IPDnet: A Universal Direct-Path IPD Estimation Network for Sound Source Localization
Yabo Wang, Bing Yang, Xiaofei Li
TL;DR
IPDnet targets robust sound-source localization in adverse acoustics by estimating direct-path inter-channel phase differences (DP-IPD) from multichannel STFT signals and mapping them to source locations using known array geometry. It introduces a full-band and narrow-band fusion network, a multi-track DP-IPD learning target for handling multiple sources, and a variable-array design that generalizes to unseen microphone topologies while decoupling DP-IPD estimation from localization. The non-source DP-IPD target is defined via the mean DP-IPD manifold, aided by frame-level activity detection and frame-level PIT training, and localization is performed by matching estimated DP-IPDs to theoretical templates.
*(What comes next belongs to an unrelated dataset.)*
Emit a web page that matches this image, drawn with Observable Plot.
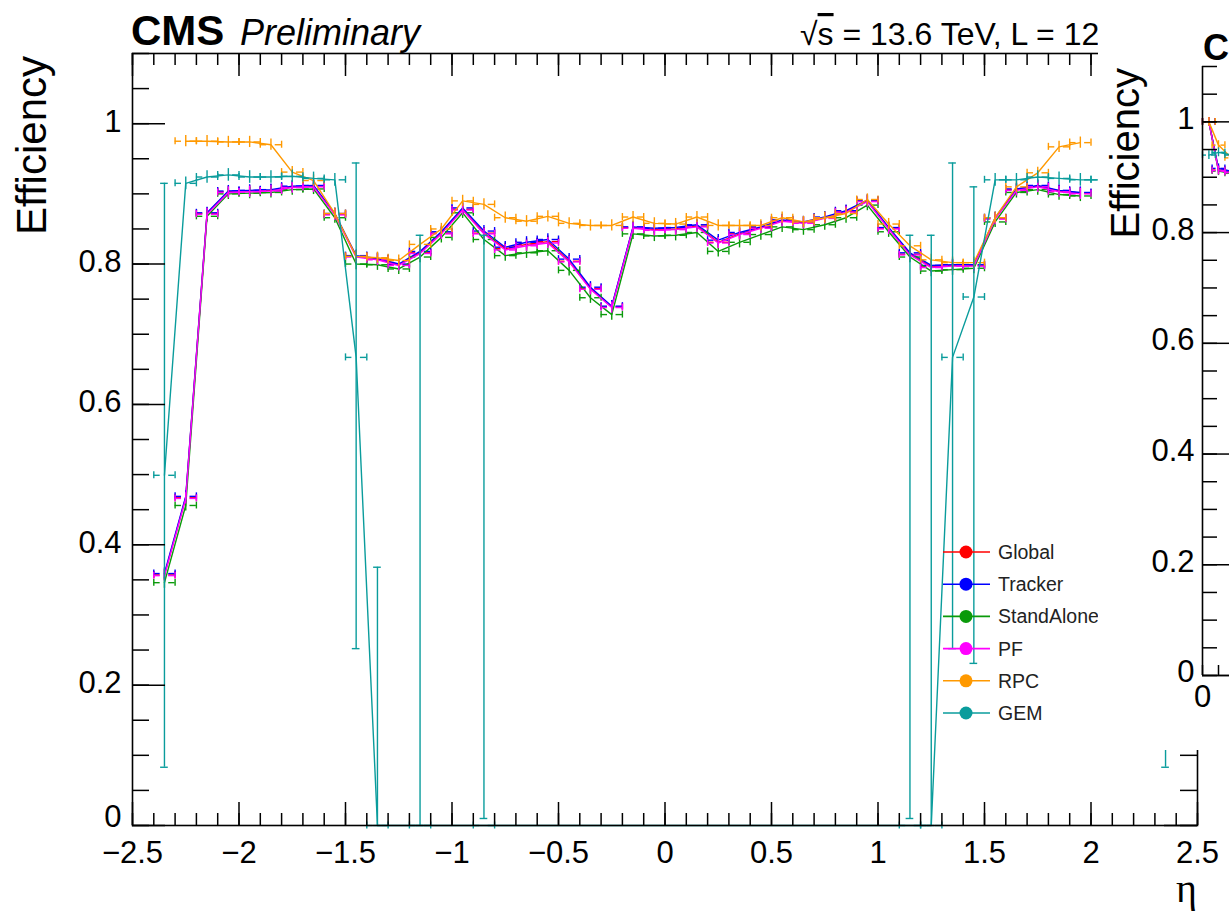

Experiments on simulated data and LOCATA demonstrate strong localization accuracy and notable generalization across array configurations and elevation estimation, indicating practical potential for robust SSL in real-world environments.
Abstract
Extracting direct-path spatial feature is crucial for sound source localization in adverse acoustic environments. This paper proposes the IPDnet, a neural network that estimates direct-path inter-channel phase difference (DP-IPD) of sound sources from microphone array signals. The estimated DP-IPD can be easily translated to source location based on the known microphone array geometry. First, a full-band and narrow-band fusion network is proposed for DP-IPD estimation, in which alternating narrow-band and full-band layers are responsible for estimating the rough DP-IPD information in one frequency band and capturing the frequency correlations of DP-IPD, respectively. Second, a new multi-track DP-IPD learning target is proposed for the localization of flexible number of sound sources. Third, the IPDnet is extend to handling variable microphone arrays, once trained which is able to process arbitrary microphone arrays with different number of channels and array topology. Experiments of multiple-moving-speaker localization are conducted on both simulated and real-world data, which show that the proposed full-band and narrow-band fusion network and the proposed multi-track DP-IPD learning target together achieves excellent sound source localization performance. Moreover, the proposed variable-array model generalizes well to unseen microphone arrays.